DISCOVER: Modernize services with a human-centered design.

That reliability has resulted in the system’s growing availability. “In the UI world, there’s claim filing 24/7.” Traffic is especially heavy on Sundays, when people must certify their eligibility for the prior week, Eckhart says. Previously, if there was an outage on a weekend, there typically wouldn’t be anyone onsite to respond. That meant that citizens, through no fault of their own, might not receive their payments.

“Being in the cloud, if we have any kind of issue here, claimants and employers can still get into the system, and it’s going to function,” Eckhart says. He also cites the platform’s improved scalability: During the pandemic, for example, when many people were suddenly out of work, claim volume increased drastically. “But the system handled that stress very well,” he says.

3.7%

The U.S. unemployment rate for the fourth quarter of 2023

Source: epi.org, “State Unemployment by Race and Ethnicity,” Feb. 28, 2024

Citizens, employers and third parties such as bookkeepers and accountants can register to use the system. Once registered, a single-sign-on solution simplifies user authentication.

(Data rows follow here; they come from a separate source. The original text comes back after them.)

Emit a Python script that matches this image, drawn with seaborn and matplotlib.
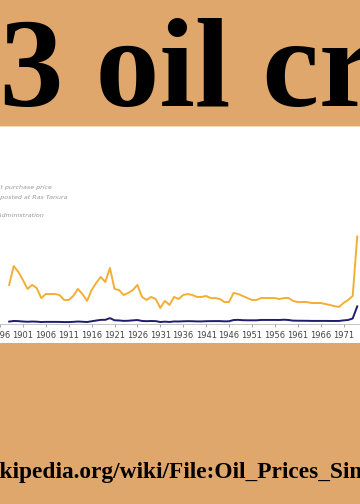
import numpy as np
import pandas as pd
import seaborn as sns
import matplotlib.pyplot as plt
from matplotlib.patches import Rectangle

years = list(range(1898, 1975))
# price in constant dollars (orange) and in money of the day (blue)
real_price = [23.8, 35.6, 31.9, 26.9, 21.3, 23.8, 21.9, 15.6, 18.1, 18.1,
              18.1, 17.5, 14.4, 14.4, 16.9, 21.3, 18.1, 13.8, 20.6, 25.0,
              28.8, 25.6, 34.4, 21.3, 20.6, 17.5, 18.8, 20.6, 23.8, 16.3,
              14.4, 16.3, 15.0, 9.4, 13.8, 11.3, 16.3, 15.0, 17.5, 18.1,
              17.5, 16.3, 16.3, 16.9, 15.6, 15.6, 15.0, 13.1, 13.1, 18.8,
              18.1, 16.9, 15.6, 14.4, 14.4, 15.6, 15.6, 15.6, 15.6, 15.0,
              15.6, 15.6, 13.8, 13.1, 13.1, 13.1, 12.5, 12.5, 12.5, 11.9,
              11.3, 10.6, 10.0, 12.5, 14.4, 16.9, 54.0]
nominal_price = [0.91, 1.29, 1.19, 0.96, 0.80, 0.94, 0.86, 0.62, 0.73, 0.72,
                 0.72, 0.70, 0.61, 0.61, 0.74, 0.95, 0.81, 0.64, 1.10, 1.56,
                 1.98, 2.01, 3.07, 1.73, 1.61, 1.34, 1.43, 1.68, 1.88, 1.30,
                 1.17, 1.27, 1.19, 0.65, 0.87, 0.67, 1.00, 0.97, 1.09, 1.18,
                 1.13, 1.02, 1.02, 1.14, 1.19, 1.20, 1.21, 1.05, 1.12, 1.90,
                 1.99, 1.78, 1.71, 1.71, 1.71, 1.93, 1.93, 1.93, 1.93, 1.90,
                 2.08, 1.90, 1.50, 1.45, 1.42, 1.40, 1.33, 1.33, 1.33, 1.33,
                 1.30, 1.28, 1.30, 1.65, 1.90, 2.83, 10.41]
tick_years = list(range(1896, 1976, 5))

title = "1973 oil crisis"
source = "http://en.wikipedia.org/wiki/File:Oil_Prices_Since_1861.svg"
notes = ["Domestic crude oil first purchase price",
         "Arabian Light posted at Ras Tanura",
         "Source: Energy Information Administration"]

df = pd.DataFrame({
    "year": years * 2,
    "price": real_price + nominal_price,
    "series": ["real"] * len(years) + ["nominal"] * len(years),
})

W, H = 360, 504
bg = "#DFA76B"
fig = plt.figure(figsize=(3.6, 5.04), dpi=100, facecolor=bg)

# white panel holding the chart
fig.patches.append(Rectangle((0, (H - 343) / H), 1, (343 - 126) / H,
                             transform=fig.transFigure, facecolor="white",
                             edgecolor="none", zorder=-5))
fig.patches.append(Rectangle((0, (H - 127) / H), 1, 1.5 / H,
                             transform=fig.transFigure, facecolor="#F0D9B5",
                             edgecolor="none", zorder=-5))

ax = fig.add_axes([0, (H - 324) / H, 1, (324 - 126) / H])
ax.set_zorder(2)
ax.set_facecolor("none")
sns.lineplot(data=df, x="year", y="price", hue="series",
             palette={"real": "#F2AE36", "nominal": "#201C6E"},
             linewidth=1.4, legend=False, ax=ax)
ax.set_xlim(1897.8, 1974.6)
ax.set_ylim(-0.6, 123)
ax.set_xticks(tick_years)
ax.set_xticklabels([str(y) for y in tick_years], fontsize=6, color="#444444")
ax.tick_params(axis="x", length=2, width=0.6, color="#999999", pad=3)
ax.set_yticks([])
ax.set_xlabel("")
ax.set_ylabel("")
for s in ["top", "right", "left"]:
    ax.spines[s].set_visible(False)
ax.spines["bottom"].set_color("#BBBBBB")
ax.spines["bottom"].set_linewidth(0.6)

# small gray notes, their left parts run off the canvas
for txt, xr, yc in zip(notes, [52, 68, 44], [188, 197, 216]):
    fig.text(xr / W, (H - yc) / H, txt, ha="right", va="center",
             fontsize=4.6, color="#999999", style="italic")

renderer = fig.canvas.get_renderer()


def prefix_width(prefix, **kw):
    t = fig.text(0, 0, prefix, **kw)
    w = t.get_window_extent(renderer).width
    t.remove()
    return w


tkw = dict(fontsize=92, fontweight="bold", family="Liberation Serif")
off = prefix_width("197", **tkw)
fig.text(-off / W, (H - 106) / H, title, ha="left", va="baseline",
         color="black", **tkw)

skw = dict(fontsize=16.8, fontweight="bold", family="Liberation Serif")
off = prefix_width("http://en.wi", **skw)
fig.text(-off / W, (H - 478) / H, source, ha="left", va="baseline",
         color="black", **skw)

fig.savefig("out.png", dpi=100, facecolor=bg)
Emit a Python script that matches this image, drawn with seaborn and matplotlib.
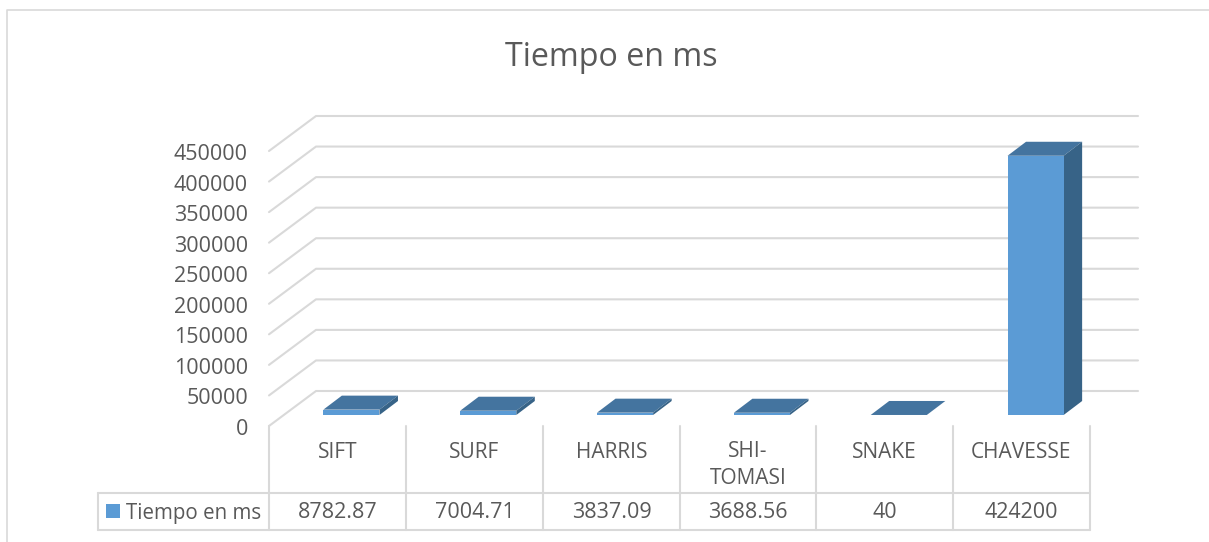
import numpy as np
import pandas as pd
import seaborn as sns
import matplotlib.pyplot as plt
from matplotlib.patches import Polygon, Rectangle

# data
methods = ['SIFT', 'SURF', 'HARRIS', 'SHI-\nTOMASI', 'SNAKE', 'CHAVESSE']
times = [8782.87, 7004.71, 3837.09, 3688.56, 40, 424200]
time_labels = ['8782.87', '7004.71', '3837.09', '3688.56', '40', '424200']
y_ticks = [0, 50000, 100000, 150000, 200000, 250000, 300000, 350000, 400000, 450000]
series_name = 'Tiempo en ms'

W, H = 1209, 542
grey = '#595959'
line_col = '#D9D9D9'
front_col = '#5B9BD5'
top_col = '#44749F'
side_col = '#376387'

sns.set_theme(style='white')
plt.rcParams['font.family'] = ['Open Sans', 'DejaVu Sans']

df = pd.DataFrame({'method': methods, 'time': times})

fig = plt.figure(figsize=(W / 100, H / 100), dpi=100)

# background layer in pixel coords (frame, walls, table)
bg = fig.add_axes([0, 0, 1, 1], zorder=0)
bg.set_xlim(0, W)
bg.set_ylim(H, 0)
bg.axis('off')

# bars layer: y=0 at pixel 415, 450000 at pixel 140
left, right, floor, top = 283, 1104, 415, 140
ax = fig.add_axes([left / W, 1 - floor / H, (right - left) / W, (floor - top) / H], zorder=1)
ax.patch.set_alpha(0)
sns.barplot(data=df, x='method', y='time', color=front_col, width=0.41, saturation=1, ax=ax)
ax.set_ylim(0, 450000)
ax.set_xlim(-0.5, 5.5)
ax.axis('off')


def val_to_px(v):
    return floor - v / 450000 * (floor - top)


# frame, only left and top are visible in the crop
bg.plot([7, 7, W], [H, 10, 10], color=line_col, lw=1.2)

# walls and gridlines
for v in y_ticks:
    y = val_to_px(v)
    bg.plot([269, 316, 1138], [y + 11, y - 24, y - 24], color=line_col, lw=1.5)
    bg.text(248, y + 14.5, str(v), ha='right', va='center', fontsize=15.5, color=grey)

# 3d faces of the bars, built from the drawn rectangles
dx, dy = 18.5, 14
for bar in ax.patches:
    bar.set_edgecolor('none')
    x0, x1 = bar.get_x(), bar.get_x() + bar.get_width()
    (px0, py0), (px1, py1) = ax.transData.transform([(x0, bar.get_height()), (x1, 0)])
    py0, py1 = H - py0, H - py1
    bg.add_patch(Polygon([(px0, py0), (px1, py0), (px1 + dx, py0 - dy), (px0 + dx, py0 - dy)],
                         color=top_col, lw=0, zorder=5))
    bg.add_patch(Polygon([(px1, py0), (px1 + dx, py0 - dy), (px1 + dx, py1 - dy), (px1, py1)],
                         color=side_col, lw=0, zorder=5))

# title
bg.text(611, 57, series_name, ha='center', va='center', fontsize=23.2, color=grey)

# data table
col_edges = [269, 406, 543, 680, 816, 953, 1090]
for x in col_edges:
    bg.plot([x, x], [426, 530], color=line_col, lw=1.5)
bg.plot([98, 1090], [492.5, 492.5], color=line_col, lw=1.5)
bg.plot([98, 1090], [530, 530], color=line_col, lw=1.5)
bg.plot([98, 98], [492.5, 530], color=line_col, lw=1.5)

for i in range(len(methods)):
    cx = (col_edges[i] + col_edges[i + 1]) / 2
    cy = 465 if '\n' in methods[i] else 452
    bg.text(cx, cy, methods[i], ha='center', va='center',
            fontsize=15, color=grey, linespacing=1.32)
    bg.text(cx, 513, time_labels[i], ha='center', va='center', fontsize=15.5, color=grey)

bg.add_patch(Rectangle((106, 504), 14, 14, color=front_col, lw=0))
bg.text(126, 513, series_name, ha='left', va='center', fontsize=14.8, color=grey)

fig.savefig('out.png', dpi=100)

WYUI’s new tools allow for everything from uploading supporting documentation to messaging with the DWS, says Kris Funk, who works with Eckhart as UI administrator. Businesses can submit requests for refunds and recertification, while citizens can file appeals in cases when their claims are denied.

“It makes everything run a little smoother compared with what we used to have,” Funk says. “It lets us do a lot of things more easily, and the best part is that it’s all in one place.”

Wisconsin Pushes for Cloud Modernization

The U.S. Department of Labor recently announced that it awarded more than $204 million to 18 states and the U.S. Virgin Islands to upgrade UI systems with funds from the American Rescue Plan Act. The Wisconsin Department of Workforce Development won a $11 million modernization grant last year.

The agency has actually been focused on UI modernization since the waning months of 2020, says Amy Pechacek, DWD Secretary. That’s when she was appointed by the state’s governor to help the department deal with the COVID-19-related unemployment crisis.

When she stepped in, there were about 770,000 UI claims in a backlog, Pechacek says. “And the technology we had was from the 1970s — literally a Nixon-era COBOL mainframe and computers with black screens and blinking green cursors.”

At the time, claimants could submit documentation to the agency only by mail or fax. At DWD headquarters, there were mountains of paper “with people pulling sheets off the top and doing manual data entry,” she says.

Pechacek knew that the agency needed a new technology solution. The agency reached out to Google, “and that’s when our modernization project began,” she says.

Now, claimants can simply take photos of their paperwork and upload them to the system with a click. Google’s Document AI tool streamlines processing of applications by extracting key data and delivering it to staff. Within a month, the backlog was cleared, Pechacek says, and her team turned its attention to moving the UI system to the cloud.

Today, DWD is about halfway into what Pechacek predicts will be a four-year effort to build “an end-to-end, user-friendly system for all stakeholders, including our employees.”

Pechacek says that she doubts that the agency will ever reach a point where it’s “done” with UI system modernization. “That’s how it works in the cloud,” she says. “We’re always going to find new ways to become even more efficient and accessible.”